In Venezuela, il governo e l’opposizione si erano già incontrati a fine ottobre, per tentare di mettere fine alla crisi che attanaglia il paese e trovare le basi per un “dialogo nazionale”.

Un incontro che, da parte del governo, aveva portato alla liberazione di 5 detenuti e, da parte dell’opposizione, alla sospensione del procedimento politico chiesto all’Assemblea contro il presidente Nicolas Maduro.
Da inizio novembre vi sono poi state diverse riunioni a porte chiuse per discutere della disastrosa situazione economica, della questione dei diritti dell’uomo e del calendario elettorale. Nuova scadenza per un nuovo incontro : venerdì 11 novembre. L’opposizione ha promesso che se non vi saranno progressi concreti, tornerà a indire proteste di massa nelle strade del paese.

“Abbiamo indetto una tregua dopo una richiesta specifica dell’inviato del Vaticano – ha detto il Segretario dell’opposizione – ma questa tregua termina venerdì. Ora, per continuare il dialogo pretendiamo la liberazione di tutti i prigionieri politici.”

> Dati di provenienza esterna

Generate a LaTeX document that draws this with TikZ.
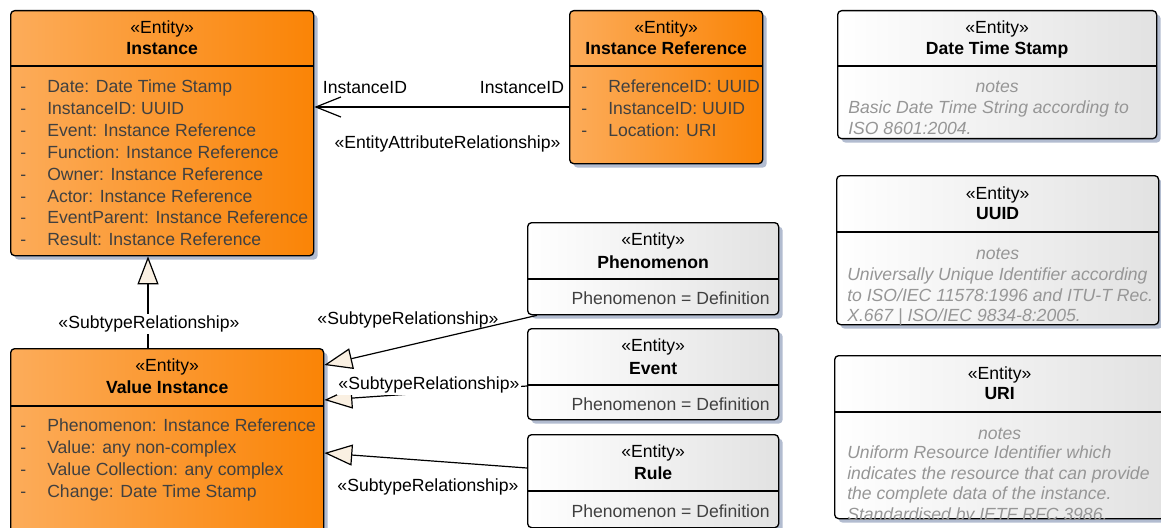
\documentclass[tikz,border=0pt]{standalone}
\usepackage{fontspec}
\setmainfont{Liberation Sans}
\usetikzlibrary{arrows.meta, shadows, calc, positioning}
\definecolor{entLight}{RGB}{252,172,90}
\definecolor{entDark}{RGB}{250,132,6}
\definecolor{greyDark}{RGB}{226,226,226}
\definecolor{attrGrey}{RGB}{64,64,64}
\definecolor{noteGrey}{RGB}{150,150,150}
\definecolor{genFill}{RGB}{250,240,226}
\definecolor{shadowBlue}{RGB}{178,188,208}
\tikzset{
    entBox/.style={rectangle, draw=black, line width=1pt, rounded corners=3pt, inner sep=0pt, anchor=north west,
        drop shadow={shadow xshift=3pt, shadow yshift=-3pt, fill=shadowBlue, opacity=1}},
    entOrange/.style={entBox, left color=entLight, right color=entDark},
    entGrey/.style={entBox, left color=white, right color=greyDark},
    sepLine/.style={line width=1pt},
    stereoText/.style={font=\fontsize{13.2}{16}\selectfont, inner sep=0pt, anchor=mid, yshift=-2.25pt},
    titleText/.style={font=\fontsize{13.2}{16}\selectfont\bfseries, inner sep=0pt, anchor=mid, yshift=-2.25pt},
    attrText/.style={font=\fontsize{13.2}{16}\selectfont, text=attrGrey, inner sep=0pt, anchor=mid west, yshift=-2.25pt},
    noteHead/.style={font=\fontsize{13.2}{16}\selectfont\itshape, text=noteGrey, inner sep=0pt, anchor=mid, yshift=-2.25pt},
    noteText/.style={font=\fontsize{13.2}{16}\selectfont\itshape, text=noteGrey, inner sep=0pt, anchor=mid west, yshift=-2.25pt},
    relLabel/.style={font=\fontsize{13.2}{16}\selectfont, inner sep=1pt, anchor=mid, yshift=-2.25pt},
    attrLink/.style={-{Straight Barb[length=18.75pt, width=15pt]}, line width=0.9pt},
    genLink/.style={-{Triangle[length=21pt, width=15.75pt, fill=genFill]}, line width=0.9pt},
}
% box from its corners (pixel units)
\newcommand{\entity}[6]{
    \node[#1, minimum width={(#5-#3)*0.75pt}, minimum height={(#6-#4)*0.75pt}] (#2) at (#3,#4) {};
}
\newcommand{\entityHead}[5]{
    \node[stereoText] (#1-st) at (#1.north |- 0,#2) {«Entity»};
    \node[titleText] (#1-ti) at (#1.north |- 0,#3) {#5};
    \draw[sepLine] (#1.west |- 0,#4) -- (#1.east |- 0,#4);
}
\newcommand{\attrList}[4]{
    \foreach \a [count=\i] in {#4} {
        \node[attrText] (#1-d\i) at (#2, {#3+21.9*(\i-1)}) {-};
        \node[attrText] (#1-a\i) at ({#2+27}, {#3+21.9*(\i-1)}) {\a};
    }
}
\newcommand{\noteLines}[5]{
    \node[noteHead] (#1-nh) at (#1.north |- 0,#3) {notes};
    \begin{scope}
        \clip (#1.north west) rectangle (#1.south east);
        \foreach \l [count=\i] in {#5} {
            \node[noteText] (#1-n\i) at (#2, {#4+20.5*(\i-1)}) {\l};
        }
    \end{scope}
}

\begin{document}
\begin{tikzpicture}[x=0.75pt, y=-0.75pt]
    \useasboundingbox (0,0) rectangle (1161,528);

    \entity{entOrange}{inst}{10}{10}{313}{255}
    \entity{entOrange}{iref}{569}{10}{762}{163}
    \entity{entGrey}{dts}{837}{10}{1156}{138}
    \entity{entGrey}{uuid}{836}{175}{1158}{324}
    \entity{entGrey}{uri}{834}{355}{1164}{518}
    \entity{entGrey}{phen}{527}{222}{778}{314}
    \entity{entGrey}{evt}{527}{328}{778}{419}
    \entity{entGrey}{rule}{527}{434}{778}{527}
    \entity{entOrange}{vinst}{10}{348}{323}{545}

    \entityHead{inst}{27}{48}{66}{Instance}
    \attrList{inst}{20}{86}{Date: Date Time Stamp, InstanceID: UUID, Event: Instance Reference,
        Function: Instance Reference, Owner: Instance Reference, Actor: Instance Reference,
        EventParent: Instance Reference, Result: Instance Reference}

    \entityHead{iref}{27}{48}{66}{Instance Reference}
    \attrList{iref}{581}{86}{ReferenceID: UUID, InstanceID: UUID, Location: URI}

    \entityHead{dts}{27}{48}{66}{Date Time Stamp}
    \noteLines{dts}{848}{86}{107}{Basic Date Time String according to, ISO 8601:2004.}

    \entityHead{uuid}{193}{213}{232}{UUID}
    \noteLines{uuid}{847}{253}{274}{Universally Unique Identifier according,
        to ISO/IEC 11578:1996 and ITU-T Rec., X.667 | ISO/IEC 9834-8:2005.}

    \entityHead{uri}{373}{393}{412}{URI}
    \noteLines{uri}{847}{433}{452}{Uniform Resource Identifier which,
        indicates the resource that can provide, the complete data of the instance.,
        Standardised by IETF RFC 3986.}

    \entityHead{phen}{239}{262}{279}{Phenomenon}
    \node[attrText, anchor=mid east] (phen-a1) at (770,298) {Phenomenon = Definition};
    \entityHead{evt}{345}{368}{385}{Event}
    \node[attrText, anchor=mid east] (evt-a1) at (770,404) {Phenomenon = Definition};
    \entityHead{rule}{451}{473}{491}{Rule}
    \node[attrText, anchor=mid east] (rule-a1) at (770,511) {Phenomenon = Definition};

    \entityHead{vinst}{365}{387}{406}{Value Instance}
    \attrList{vinst}{20}{425}{Phenomenon: Instance Reference, Value: any non-complex,
        Value Collection: any complex, Change: Date Time Stamp}

    % relationships
    \draw[attrLink] (iref.west |- 0,107) -- (inst.east |- 0,107);
    \draw[genLink] (vinst.north -| 148,0) -- (inst.south -| 148,0);
    \draw[genLink] ($(phen.south west)+(10,0)$) -- (vinst.east |- 0,365);
    \draw[genLink] (evt.west |- 0,386) -- (vinst.east |- 0,400);
    \draw[genLink] (rule.west |- 0,468) -- (vinst.east |- 0,453);

    \node[relLabel] (lbl-srcid) at (365,87) {InstanceID};
    \node[relLabel] (lbl-tgtid) at (522,87) {InstanceID};
    \node[relLabel] (lbl-attr) at (447.5,142) {«EntityAttributeRelationship»};
    \node[relLabel, fill=white] (lbl-vinst) at (149,322) {«SubtypeRelationship»};
    \node[relLabel] (lbl-phen) at (408,318) {«SubtypeRelationship»};
    \node[relLabel, fill=white] (lbl-evt) at (429,383) {«SubtypeRelationship»};
    \node[relLabel] (lbl-rule) at (428,485) {«SubtypeRelationship»};

\end{tikzpicture}
\end{document}
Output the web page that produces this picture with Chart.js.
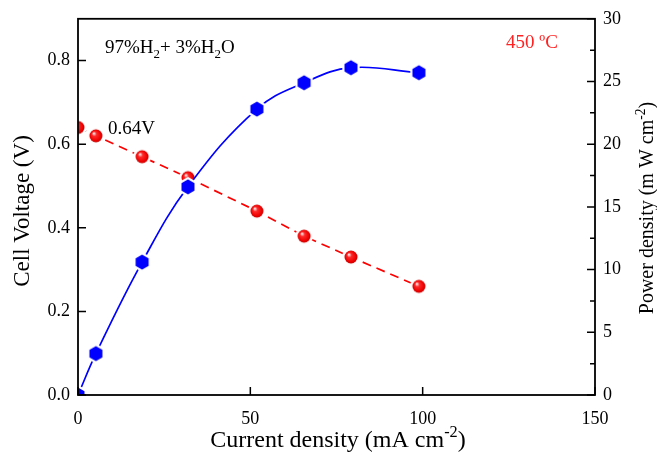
<!DOCTYPE html>
<html>
<head>
<meta charset="utf-8">
<script src="https://cdn.jsdelivr.net/npm/chart.js@4/dist/chart.umd.min.js"></script>
<style>
  html, body { margin: 0; padding: 0; background: #fff; }
  #wrap { width: 657px; height: 460px; }
</style>
</head>
<body>
<div id="wrap"><canvas id="cv" width="657" height="460"></canvas></div>
<script>
// current density (mA cm-2)
const current = [0, 5.2, 18.6, 31.9, 51.9, 65.6, 79.2, 98.9];
// cell voltage (V)
const voltage = [0.64, 0.62, 0.57, 0.52, 0.44, 0.38, 0.33, 0.26];
// power density (mW cm-2)
const power = [0, 3.3, 10.6, 16.6, 22.8, 24.9, 26.1, 25.7];

const xTicks = [0, 50, 100, 150];
const yTicks = [0, 0.2, 0.4, 0.6, 0.8];
const y2Ticks = [0, 5, 10, 15, 20, 25, 30];

const SERIF = '"Liberation Serif", "Times New Roman", serif';

function hexMarker(r, color) {
  const ring = 2.5, s = Math.ceil(2 * (r + ring) + 2);
  const c = document.createElement('canvas');
  c.width = s; c.height = s;
  const g = c.getContext('2d');
  const hex = (rad) => {
    g.beginPath();
    for (let i = 0; i < 6; i++) {
      const a = Math.PI / 2 + i * Math.PI / 3;
      const px = s / 2 + rad * Math.cos(a), py = s / 2 + rad * Math.sin(a);
      i ? g.lineTo(px, py) : g.moveTo(px, py);
    }
    g.closePath();
  };
  g.fillStyle = '#fff'; hex(r + ring); g.fill();
  g.fillStyle = color; hex(r); g.fill();
  return c;
}

function ballMarker(r) {
  const ring = 2.5, s = Math.ceil(2 * (r + ring) + 2);
  const c = document.createElement('canvas');
  c.width = s; c.height = s;
  const g = c.getContext('2d');
  const m = s / 2;
  g.fillStyle = '#fff';
  g.beginPath(); g.arc(m, m, r + ring, 0, Math.PI * 2); g.fill();
  const grad = g.createRadialGradient(m - r * 0.35, m - r * 0.4, 0.5, m, m, r);
  grad.addColorStop(0, '#ffe6e6');
  grad.addColorStop(0.3, '#ff2a2a');
  grad.addColorStop(0.8, '#ee0000');
  grad.addColorStop(1, '#c40000');
  g.fillStyle = grad;
  g.beginPath(); g.arc(m, m, r, 0, Math.PI * 2); g.fill();
  return c;
}

// text with sub/superscripts: parts = [[text, 'n'|'sub'|'sup'], ...]
function richText(ctx, parts, x, y, size, color) {
  ctx.fillStyle = color;
  ctx.textBaseline = 'alphabetic';
  ctx.textAlign = 'left';
  let cx = x;
  parts.forEach(([t, k]) => {
    const fs = k === 'n' ? size : size * 0.68;
    const dy = k === 'sub' ? size * 0.28 : k === 'sup' ? -size * 0.42 : 0;
    ctx.font = fs + 'px ' + SERIF;
    ctx.fillText(t, cx, y + dy);
    cx += ctx.measureText(t).width;
  });
  return cx - x;
}
function richWidth(ctx, parts, size) {
  let w = 0;
  parts.forEach(([t, k]) => {
    ctx.font = (k === 'n' ? size : size * 0.68) + 'px ' + SERIF;
    w += ctx.measureText(t).width;
  });
  return w;
}

const framePlugin = {
  id: 'frame',
  afterDatasetsDraw(chart) {
    const ctx = chart.ctx, a = chart.chartArea;
    const x = chart.scales.x, y = chart.scales.y, y2 = chart.scales.y2;
    ctx.save();
    ctx.strokeStyle = '#000';
    ctx.lineWidth = 1.8;
    ctx.strokeRect(a.left, a.top, a.right - a.left, a.bottom - a.top);
    ctx.lineWidth = 1.5;
    ctx.beginPath();
    yTicks.forEach(v => { const p = y.getPixelForValue(v); ctx.moveTo(a.left, p); ctx.lineTo(a.left + 8, p); });
    for (let v = 0; v <= 30; v += 2.5) {
      const p = y2.getPixelForValue(v);
      const len = v % 5 === 0 ? 8 : 5;
      ctx.moveTo(a.right, p); ctx.lineTo(a.right - len, p);
    }
    xTicks.forEach(v => { const p = x.getPixelForValue(v); ctx.moveTo(p, a.bottom); ctx.lineTo(p, a.bottom - 8); });
    ctx.stroke();

    // annotations
    richText(ctx, [['97%H', 'n'], ['2', 'sub'], ['+ 3%H', 'n'], ['2', 'sub'], ['O', 'n']], 105, 53, 19, '#000');
    richText(ctx, [['0.64V', 'n']], 108, 134, 19, '#000');
    richText(ctx, [['450 ºC', 'n']], 506, 48, 19, '#ff2222');

    // axis titles
    const xt = [['Current density (mA cm', 'n'], ['-2', 'sup'], [')', 'n']];
    const xw = richWidth(ctx, xt, 24);
    richText(ctx, xt, 338 - xw / 2, 447, 24, '#000');

    const yt = [['Cell Voltage (V)', 'n']];
    const yw = richWidth(ctx, yt, 23);
    ctx.save();
    ctx.translate(29, 211);
    ctx.rotate(-Math.PI / 2);
    richText(ctx, yt, -yw / 2, 0, 23, '#000');
    ctx.restore();

    const rt = [['Power density (m W cm', 'n'], ['-2', 'sup'], [')', 'n']];
    const rw = richWidth(ctx, rt, 20);
    ctx.save();
    ctx.translate(653, 208);
    ctx.rotate(-Math.PI / 2);
    richText(ctx, rt, -rw / 2, 0, 20, '#000');
    ctx.restore();
    ctx.restore();
  }
};

const tickFont = { family: SERIF, size: 18 };

new Chart(document.getElementById('cv').getContext('2d'), {
  type: 'line',
  data: {
    datasets: [{
      label: 'Power density',
      data: current.map((c, i) => ({ x: c, y: power[i] })),
      yAxisID: 'y2',
      borderColor: '#0000ff',
      borderWidth: 1.7,
      tension: 0.4,
      pointStyle: hexMarker(7.5, '#0000ff'),
      order: 0
    }, {
      label: 'Cell voltage',
      data: current.map((c, i) => ({ x: c, y: voltage[i] })),
      yAxisID: 'y',
      borderColor: '#ff0000',
      borderWidth: 1.7,
      borderDash: [9, 6],
      tension: 0,
      pointStyle: ballMarker(6.5),
      order: 1
    }]
  },
  options: {
    responsive: false,
    animation: false,
    events: [],
    layout: { padding: { top: 16, left: 0, right: 0, bottom: 0 } },
    plugins: { legend: { display: false }, tooltip: { enabled: false } },
    scales: {
      x: {
        type: 'linear', min: 0, max: 150,
        afterBuildTicks: s => { s.ticks = xTicks.map(v => ({ value: v })); },
        afterFit: s => { s.height = 65; },
        grid: { display: false, drawTicks: false },
        border: { display: false },
        ticks: { font: tickFont, color: '#000', padding: 13, maxRotation: 0 }
      },
      y: {
        type: 'linear', position: 'left', min: 0, max: 0.9,
        afterBuildTicks: s => { s.ticks = yTicks.map(v => ({ value: v })); },
        afterFit: s => { s.width = 78; },
        grid: { display: false, drawTicks: false },
        border: { display: false },
        ticks: { font: tickFont, color: '#000', padding: 8, callback: v => v.toFixed(1) }
      },
      y2: {
        type: 'linear', position: 'right', min: 0, max: 30,
        afterBuildTicks: s => { s.ticks = y2Ticks.map(v => ({ value: v })); },
        afterFit: s => { s.width = 62; },
        grid: { display: false, drawTicks: false },
        border: { display: false },
        ticks: { font: tickFont, color: '#000', padding: 8 }
      }
    }
  },
  plugins: [framePlugin]
});
</script>
</body>
</html>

Un’altra rivendicazione, non negoziabile, è lo scrutinio per tentare di uscire dalla crisi. Il processo del referendum revocatorio contro il presidente Maduro è fermo da tre settimane. L’opposizione esige che sia rimesso in marcia, oppure che la data delle elezioni presidenziali sia anticipata al primo trimestre 2017 (invece del dicembre 2018).

Il campo presidenziale respinge l’ultimatum e parla di “vane speranze”, precisando che non vi saranno né il referendum per la revoca del mandato presidenziale, né le elezioni anticipate.

Malgrado qualche accenno di dialogo, i due campi rimangono fermi sulle proprie posizioni e ogni compromesso sembra difficile. Rimane la dichiarazione dell’inviato a Caracas di Papa Francesco, l’arcivescovo Claudio Maria Celli, il quale ha dichiarato che se una delle due delegazioni si ritira dal dialogo, il popolo del Venezuela potrebbe andare verso una stagione di guerra e sangue.”